The Dayton recycling center uses a single stream recycling process, meaning that all the recycling gets dumped into one big pile, which gets sorted at the plant using a combination of automation and hand-sorting. According to Dayton Recycling plant facility manager Richard Welker, 90 percent of the material that comes to the plant gets recycled, including paper, cardboard, plastic, aluminum and other metals. While cardboard is the most heavily recycled product by volume (the Dayton plant recycles an average of 3,500 tons per month), the yield for each material varies widely depending on the market for the products each makes. When the house building market is strong, for instance, the price per ton for recycled glass used to make insulation can run $80 per ton.
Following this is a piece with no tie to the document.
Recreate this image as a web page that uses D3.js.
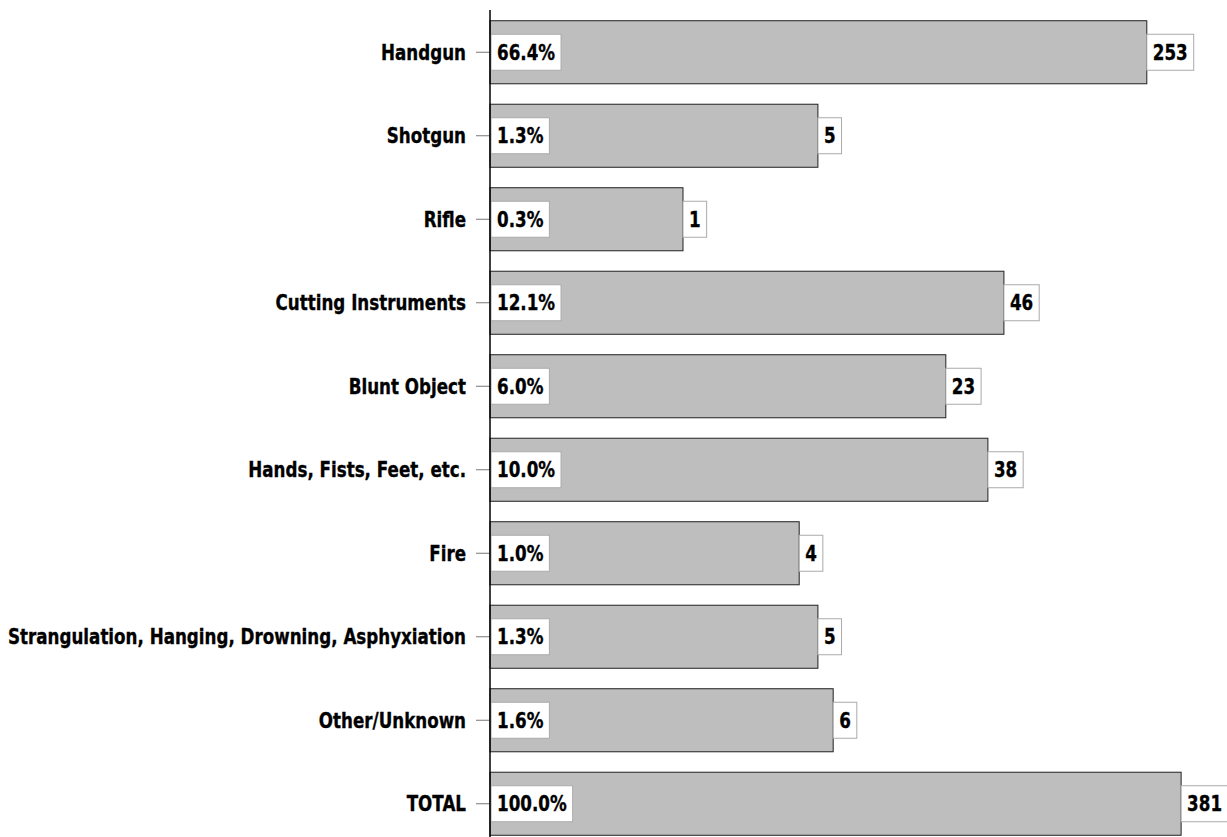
<!DOCTYPE html>
<html><head><meta charset="utf-8">
<script src="https://cdn.jsdelivr.net/npm/d3@7"></script>
<style>body{margin:0;background:#fff;} text{font-family:"DejaVu Sans",sans-serif;font-weight:bold;}</style>
</head><body>
<svg id="c" width="1227" height="837"></svg>
<script>
const categories = ["Handgun","Shotgun","Rifle","Cutting Instruments","Blunt Object","Hands, Fists, Feet, etc.","Fire","Strangulation, Hanging, Drowning, Asphyxiation","Other/Unknown","TOTAL"];
const values = [253,5,1,46,23,38,4,5,6,381];
const percents = ["66.4%","1.3%","0.3%","12.1%","6.0%","10.0%","1.0%","1.3%","1.6%","100.0%"];

const svg = d3.select("#c");
const x = d3.scaleLog().domain([0.1,1000]).range([490,1262]);
const y = d3.scaleBand().domain(categories).range([10.5,845.5]).paddingInner(0.245).paddingOuter(0.1225);

const fs = 20.5;
const probe = svg.append("text").attr("font-size",fs).text(categories[7]);
const pw = probe.node().getComputedTextLength();
probe.remove();
const k = Math.min(1, 458/pw);   // horizontal condensing factor
function condense(sel){
  sel.each(function(){
    const w = this.getComputedTextLength();
    d3.select(this).attr("textLength", w*k).attr("lengthAdjust","spacingAndGlyphs")
      .attr("stroke","#000").attr("stroke-width",0.35);
  });
}

const g = svg.append("g");
const rows = g.selectAll("g.row").data(categories).join("g").attr("class","row");

rows.append("rect")
  .attr("x", x(0.1)).attr("y", d=>y(d))
  .attr("width", (d,i)=>x(values[i])-x(0.1)).attr("height", y.bandwidth())
  .attr("fill","#bebebe").attr("stroke","#222").attr("stroke-width",1);

rows.each(function(d,i){
  const r = d3.select(this);
  const cy = y(d)+y.bandwidth()/2;
  const b1 = r.append("rect"), t = r.append("text");
  t.attr("x", x(0.1)+7).attr("y", cy).attr("dy","0.37em")
    .attr("font-size",fs).attr("fill","#000").text(percents[i]);
  const w = t.node().getComputedTextLength()*k;
  condense(t);
  b1.attr("x", x(0.1)+1).attr("y", cy-18).attr("width", w+12).attr("height",36)
    .attr("fill","#fff").attr("stroke","#aaa").attr("stroke-width",1);
  const xe = x(values[i]);
  const b2 = r.append("rect"), t2 = r.append("text");
  t2.attr("x", xe+6).attr("y", cy).attr("dy","0.37em")
    .attr("font-size",fs).attr("fill","#000").text(values[i]);
  const w2 = t2.node().getComputedTextLength()*k;
  condense(t2);
  b2.attr("x", xe).attr("y", cy-18).attr("width", w2+12).attr("height",36)
    .attr("fill","#fff").attr("stroke","#aaa").attr("stroke-width",1);
});

const axis = d3.axisLeft(y).tickSize(14).tickPadding(10);
const ag = svg.append("g").attr("transform","translate(490,0)").call(axis);
ag.select(".domain").remove();
ag.selectAll(".tick line").attr("stroke","#777");
ag.selectAll(".tick text").attr("font-size",fs).attr("fill","#000").attr("dy","0.37em")
  .style("font-family",'"DejaVu Sans",sans-serif').style("font-weight","bold");
condense(ag.selectAll(".tick text"));
svg.append("line").attr("x1",490).attr("x2",490).attr("y1",10).attr("y2",837).attr("stroke","#000").attr("stroke-width",1.5);
</script>
</body></html>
The center recycles only #1 and #2 plastics, which are labeled on the bottoms or sides of the containers and vary considerably from one another and from #3, #4, and #5 plastics, which do not get recycled because there isn’t a market for their reuse. Plastics in the #1 and #2 categories include thin clear plastics in things such as personal water bottles, slightly stronger and transluscent plastics in things such as milk jugs, and thick sturdy plastics in things such as laundry detergent bottles.

The center also recycles all kinds of metals and paper products, which gets used for other products, such as newspaper, carpets, vinyl house siding and insulation products.

A backhoe piles single stream recycling materials before sorting them.

Rumpke flattens and bales the waxed paper orange juice and milk cartons for recycling.

Village Council member Rick Walkey and Rumpke facility manager Richard Welker view the sorting process.

Rumpke’s sanitary landfill, owned by Rumpke Consolidated Companies, Inc. and located north of Cincinnati, is one of the largest landfills in the United States. The landfill currently occupies 230 acres and is increasing annually by 2 million tons of residential and industrial waste.